As the variance of a dataset is strictly positive, this shows that the average number of friend's friend's will always be higher than the average number of friends, as long as the variance is not zero, i.e. as long as every user doesn't have the same number of friends.

We can try this out on the Facebook network above. The average variance in the number of friends per user was 6.99 while the mean number of friends per user was 14.53. Based on this, we'd predict the average number of friend's friends to be $14.53 + 6.99/14.53 \approx 15.01$ which is very close to the measured value of 15.02.

$\large\mbox{Discussion}$

All of this seems to contradict the observation that Dan had about the Brilliant network, and it would if the Brilliant network were simply random, but it isn't.
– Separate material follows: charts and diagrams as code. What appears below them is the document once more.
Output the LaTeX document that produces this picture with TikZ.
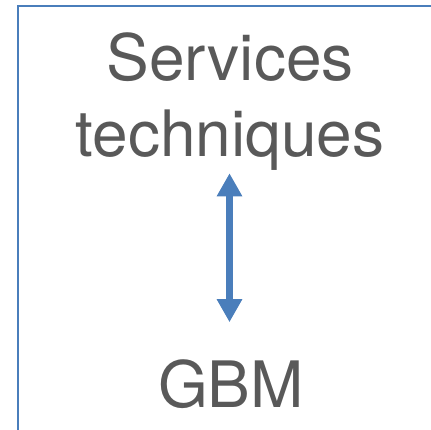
\documentclass[tikz,border=0pt]{standalone}
\usepackage{fontspec}
\setmainfont{TeX Gyre Heros}
\usetikzlibrary{arrows.meta}
\definecolor{frameblue}{RGB}{74,126,187}
\definecolor{labelgray}{RGB}{89,89,89}
\newcommand*\shaftwd{7.5pt}
\tikzset{
    label/.style   = {inner sep=0pt, outer sep=0pt, text=labelgray,
                     align=center, font=\fontsize{64}{76}\selectfont},
    frameline/.style = {draw=frameblue, line width=2pt},
    biarrow/.style = {draw=frameblue, line width=\shaftwd,
                     {Triangle[width=24pt,length=23pt]}-{Triangle[width=24pt,length=23pt]}},
  }
\begin{document}
\begin{tikzpicture}[x=1pt,y=-1pt]
        % fix the page to the reference size
        \useasboundingbox (0,0) rectangle (431,429);

        % frame: only the top and left sides show
        \draw[frameline] (432,6) -- (18,6) -- (18,430);

        % the two labels
        \node[label, anchor=north] (serv) at (230,33) {Services\\techniques};
        \node[label, anchor=base] (gbm) at (231,407) {GBM};

        % link between them
        \draw[biarrow, shorten <=2.5pt, shorten >=37pt] (serv.south -| 229.5,0) -- (gbm.north -| 229.5,0);
    \end{tikzpicture}
\end{document}
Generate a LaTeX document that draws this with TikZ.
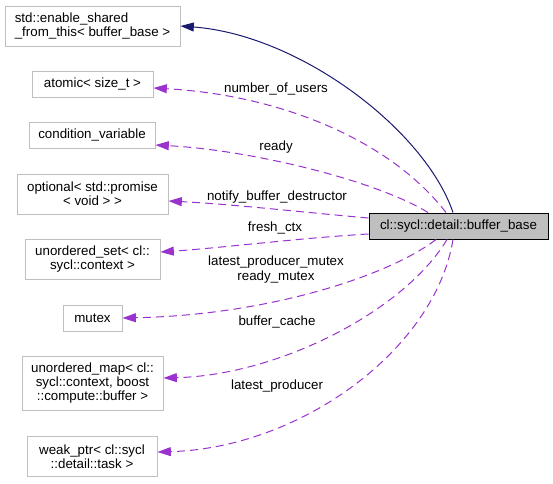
\documentclass[tikz,border=0pt]{standalone}
\usepackage{fontspec}
\setmainfont{Liberation Sans}
\usetikzlibrary{arrows.meta}
\definecolor{boxgray}{RGB}{191,191,191}
\definecolor{memberpurple}{RGB}{154,50,205}
\definecolor{inheritblue}{RGB}{25,25,112}
\begin{document}
\begin{tikzpicture}[x=0.75pt,y=-0.75pt,>={Triangle[length=10pt,width=6.7pt]},
  cls/.style={draw=boxgray,line width=0.75pt,inner sep=0pt,align=center,font=\fontsize{10}{10.5}\selectfont},
  member/.style={->,memberpurple,dash pattern=on 6pt off 3.75pt,line width=0.75pt},
  lbl/.style={inner sep=0pt,align=center,font=\fontsize{10}{11}\selectfont}]
\useasboundingbox (0,0) rectangle (553,483);
% used classes
\node[cls,align=left,minimum width=131.25pt,minimum height=30pt] (esft) at (92.5,26) {std::enable\_shared\\\_from\_this< buffer\_base >};
\node[cls,minimum width=90.75pt,minimum height=19.5pt] (atomic) at (92.5,84) {atomic< size\_t >};
\node[cls,minimum width=94.5pt,minimum height=19.5pt] (condvar) at (92,135) {condition\_variable};
\node[cls,minimum width=113.25pt,minimum height=30pt] (optional) at (92.5,194) {optional< std::promise\\< void > >};
\node[cls,minimum width=101.25pt,minimum height=30pt] (uset) at (92.5,259) {unordered\_set< cl::\\sycl::context >};
\node[cls,minimum width=44.25pt,minimum height=19.5pt] (mutex) at (92.5,318) {mutex};
\node[cls,minimum width=105.75pt,minimum height=40.5pt] (umap) at (92.5,383) {unordered\_map< cl::\\sycl::context, boost\\::compute::buffer >};
\node[cls,minimum width=97.5pt,minimum height=30pt] (wptr) at (92,456.5) {weak\_ptr< cl::sycl\\::detail::task >};
% the class itself
\node[cls,draw=black,fill=boxgray,minimum width=134.25pt,minimum height=19.5pt] (main) at (458.5,226) {cl::sycl::detail::buffer\_base};

% inheritance
\draw[->,inheritblue,line width=0.75pt] ([xshift=-4.125pt]main.north) .. controls (425,130) and (300,35) .. (esft.east);
% members
\draw[member] ([xshift=-9.375pt]main.north) .. controls (390,140) and (280,95) .. ([yshift=-3pt]atomic.east);
\draw[member] ([xshift=-22.875pt]main.north) .. controls (375,180) and (250,150) .. ([yshift=-7.5pt]condvar.east);
\draw[member] ([yshift=6pt]main.west) .. controls (300,212) and (230,204) .. ([yshift=-5.25pt]optional.east);
\draw[member] ([yshift=-6pt]main.west) .. controls (300,238) and (220,248) .. ([yshift=5.25pt]uset.east);
\draw[member] ([xshift=-16.875pt]main.south) .. controls (390,275) and (270,315) .. (mutex.east);
\draw[member] ([xshift=-8.625pt]main.south) .. controls (405,310) and (280,375) .. ([yshift=3.75pt]umap.east);
\draw[member] ([xshift=-4.125pt]main.south) .. controls (435,350) and (300,448) .. ([yshift=3.375pt]wptr.east);

\node[lbl] (lusers) at (276,89) {number\_of\_users};
\node[lbl] (lready) at (276,147) {ready};
\node[lbl] (lnotify) at (277,197) {notify\_buffer\_destructor};
\node[lbl] (lfresh) at (275,228) {fresh\_ctx};
\node[lbl] (lmutex) at (276,269.5) {latest\_producer\_mutex\\ready\_mutex};
\node[lbl] (lcache) at (277,322) {buffer\_cache};
\node[lbl] (lproducer) at (277,386) {latest\_producer};
\end{tikzpicture}
\end{document}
The real Brilliant network likely reflects elements of the Twitter and Facebook style random networks. I.e. if user $x$ followers user $y$ there is a chance between zero (random Twitter network style) and one (Facebook style) for the reverse to happen.

The random networks we considered have a binomial distribution in the number of followers per user, which has relatively low variance. The real Brilliant network has a heavy tailed distribution with much more variance, i.e. a relatively few users have a large number of followers and and most have a few followers.

Moreover, users don't select who to follow at random. In addition to following their friends, Brilliant users tend to follow popular users. Simple reasons for this might be that the popular user often shares interesting problems, sets, and notes, or that they post useful solutions to problems. Because there is a non-uniform distribution of popular content generation across the user base, we expect content generation to have a non-uniform effect on following patterns, which boosts the magnitude of the friendship paradox as we showed above. If an extremely popular users refollows a small number of their followers, we further expect that to bias the count of follower's followers.

In summary, the cause for Dan's observation is that users follow (sample) the base of other users non-uniformly.